Como varredor de rua, a rotina de Jacky não era fácil. Cumpria dois expedientes, com intervalo de apenas uma hora para o almoço. Numa cidade em que o lixo não é incinerado, jogado num enorme descampado a céu aberto, ele passou a se familiarizar com a colônia dos catadores de lixo, que levam uma vida de cão, procurando material reciclável para venda. Na sexta-feira passada, acompanhei o vereador numa visita ao local, onde foi recebido com muita festa, verdadeiro pop star.

“Eu votei no Jacky para ele nos tirar desta vida de bicho. Ele sabe o que a gente passa aqui, porque despejou muito lixo neste local pra gente catar”, diz Geraldo Chaves, 27 anos, catador há dez anos, enquanto enfurnava a cara num amontoado de restos de comida jogado por uma caçamba do serviço de recolhimento de lixo da cidade, da empresa que o vereador eleito prestou serviços.

Entre abraços, fotos e gritos de guerra “É Jacky”, os catadores foram, aos poucos, revelando os segredos que levaram o amigo a ser o vereador mais votado do município. “Ele é um amor de pessoa, um ator sensacional, um pai de família exemplar, um amigo para todas as horas”, disse João Evangelista, um dos cabos eleitorais do gari-vereador.

A opção de deixar a empresa em que trabalhava como gari, em abril deste ano, foi do próprio Jacky, que chegou a indicar um dos catadores amigos para o seu lugar, mas sem sucesso. “Eu fui a Jacky e disse: rapaz, como você joga um emprego desse fora. Indica-me para o seu te lugar. Ele trabalhou por isso, mas não deu certo. E sabe o que ele me respondeu, que nunca esqueci? Deus tem um plano para a minha vida”, disse Esmeraldo Manoel.

“O plano era o mandato de vereador”, comemora Jacky, que seguiu fielmente o preceito de que a vida não muda de plano se não passar por longas e silenciosas metamorfoses. “Aprenda a gostar, mas gostar mesmo, das coisas que deve fazer e das pessoas que o cercam. Em pouco tempo descobrirá que a vida é muito boa e que você é uma pessoa querida por todos”, ensina o agora parlamentar.

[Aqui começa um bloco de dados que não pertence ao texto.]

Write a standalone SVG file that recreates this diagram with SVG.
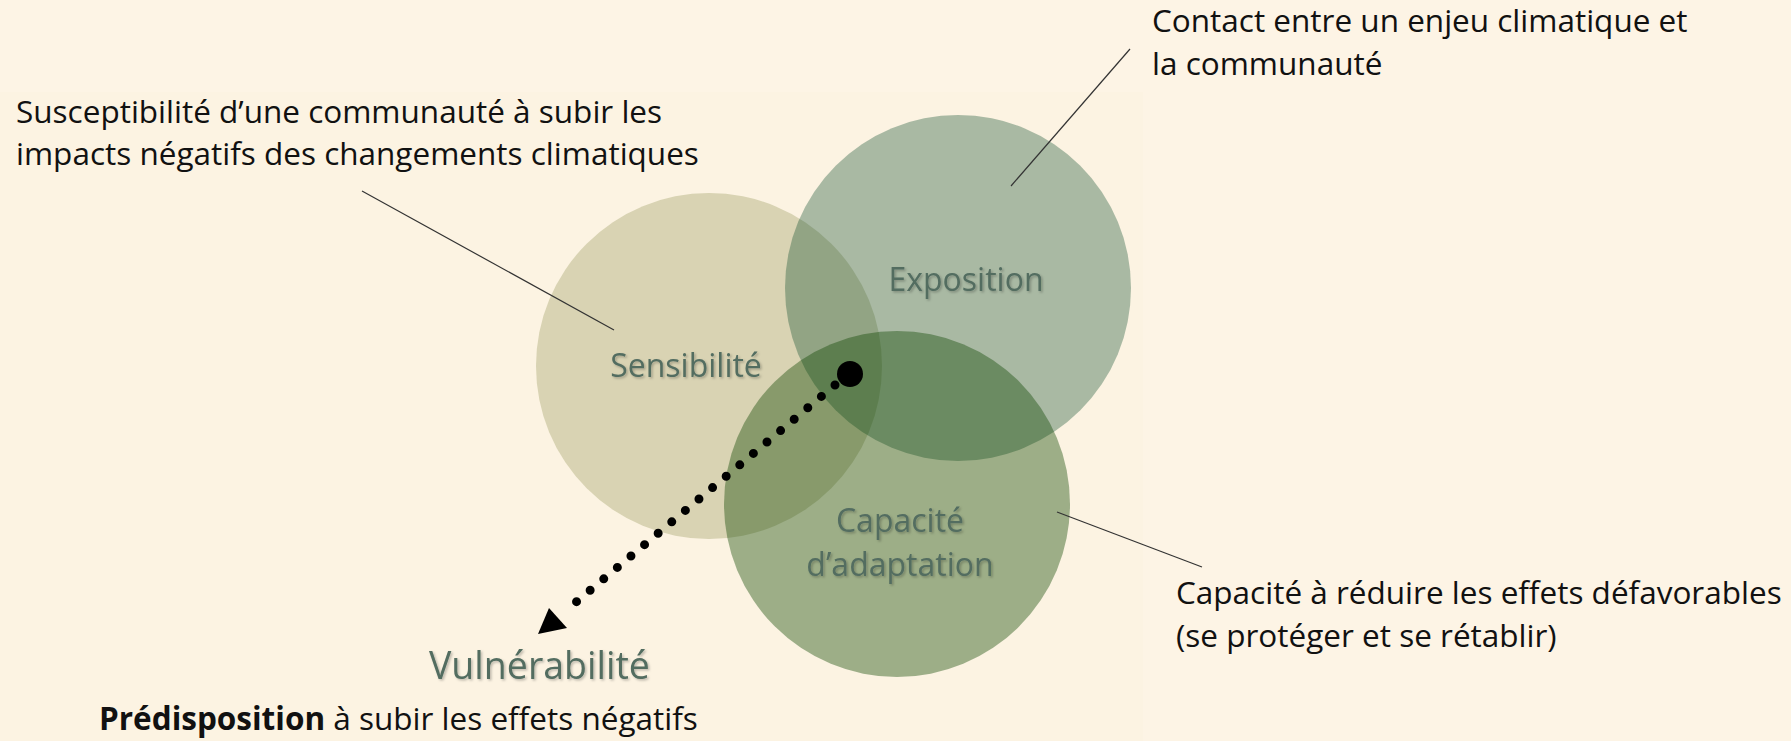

Das urnas, consagrado pela obstinação e pelo seu jeito artístico de conquistar seu público em plateias, Jacky prova que uma pessoa é bela, não pela beleza dela, mas pela beleza que nela se reflete. Diz o poeta Rubem Alves que somos  as coisas que moram dentro de nós. Por isso, existem pessoas tão bonitas, como Jacky, não pela cara, mas pela exuberância do seu mundo interior.

“Quando tomar posse quero abrir a discussão de instalar uma usina de lixo na cidade, acabar o lixão e criar uma cooperativa para os catadores”, adianta ele, que tem também a preocupação de, como artista, fortalecer o movimento cultural de São Caetano. São Caetano abriga o Museu Histórico,  com do vasto conteúdo do município e um acervo cultural e histórico sobre o Sertão nordestino, Agreste e Zona da Mata, apresentando o estilo de vida dos sertanejos.

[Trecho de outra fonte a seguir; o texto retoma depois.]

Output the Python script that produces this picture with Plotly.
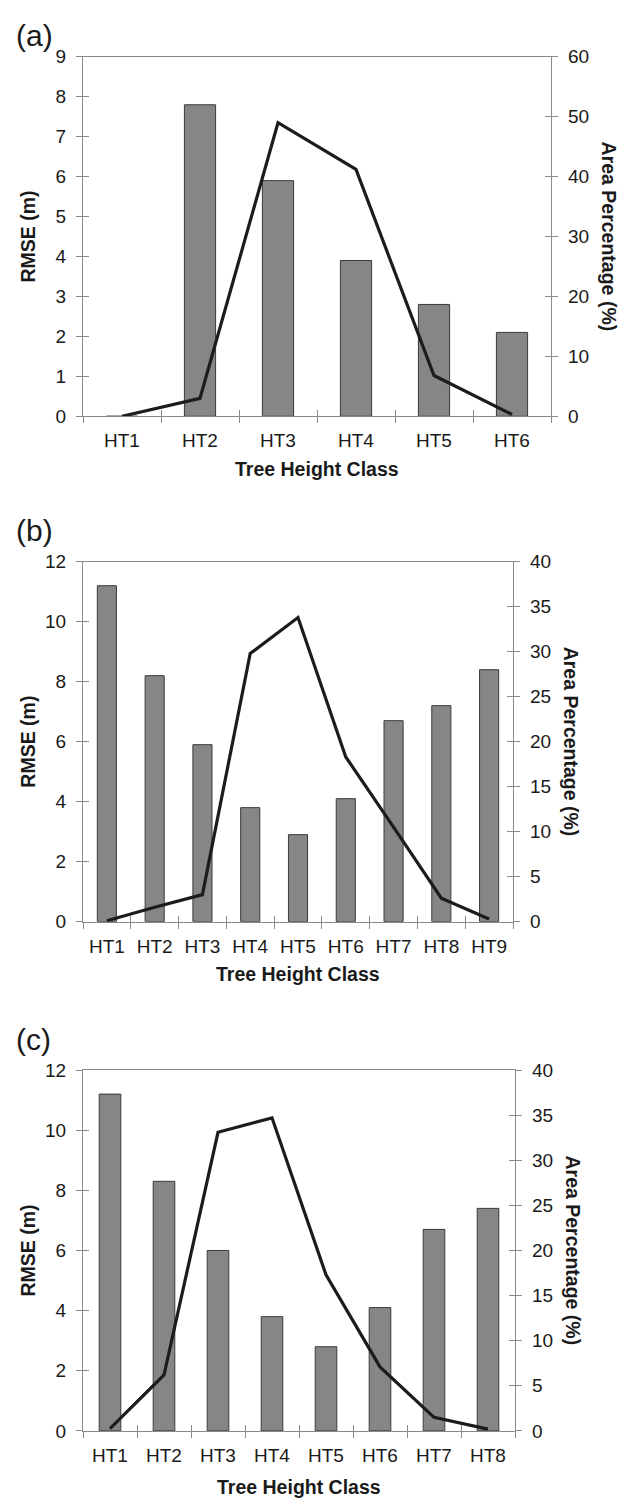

O visitante pode encontrar material sobre a Guerra de Canudos, Antônio Conselheiro, Luiz Gonzaga, Padre Cícero, o poeta José Marcolino, Patativa do Assaré, Zumbi dos Palmares, além de amplo histórico sobre o cangaço brasileiro, inclusive com vídeos originais da rotina do cangaceiro Lampião e seu bando.  O rico acervo rendeu ao museu o título de segundo maior museu de história do Sertão no Brasil, perdendo apenas para o Museu do Homem do Nordeste, no Recife. Recentemente, participou da Feira dos Municípios no Parque do Cordeiro, no Recife, sendo premiado como a maior atração do evento. O museu de São Caetano é, hoje, uma larga fonte de conhecimento para trabalhos escolares e estudos dos mais diversos tipos. Diariamente recebe turmas de escolas, faculdades, turistas e moradores da cidade.

É rico ainda em objetos e artefatos que fizeram e fazem parte da história do Município desde a sua fundação até os dias de hoje. Além das fotografias, documentários, fitas de vídeo, etc. Muitas peças históricas vindas de outras cidades do Estado, que contribuem para a história, além dos documentários escritos, muitas literaturas do passado e literaturas atuais, muitas reportagens e documentários em vídeo, estão à mostra. Além disso, objetos históricos, como um despaldador de café que era usado nas décadas passadas, quando a cidade de São Caetano já contribuía muito para o crescimento do Estado através dos seus cafezais, estão expostos.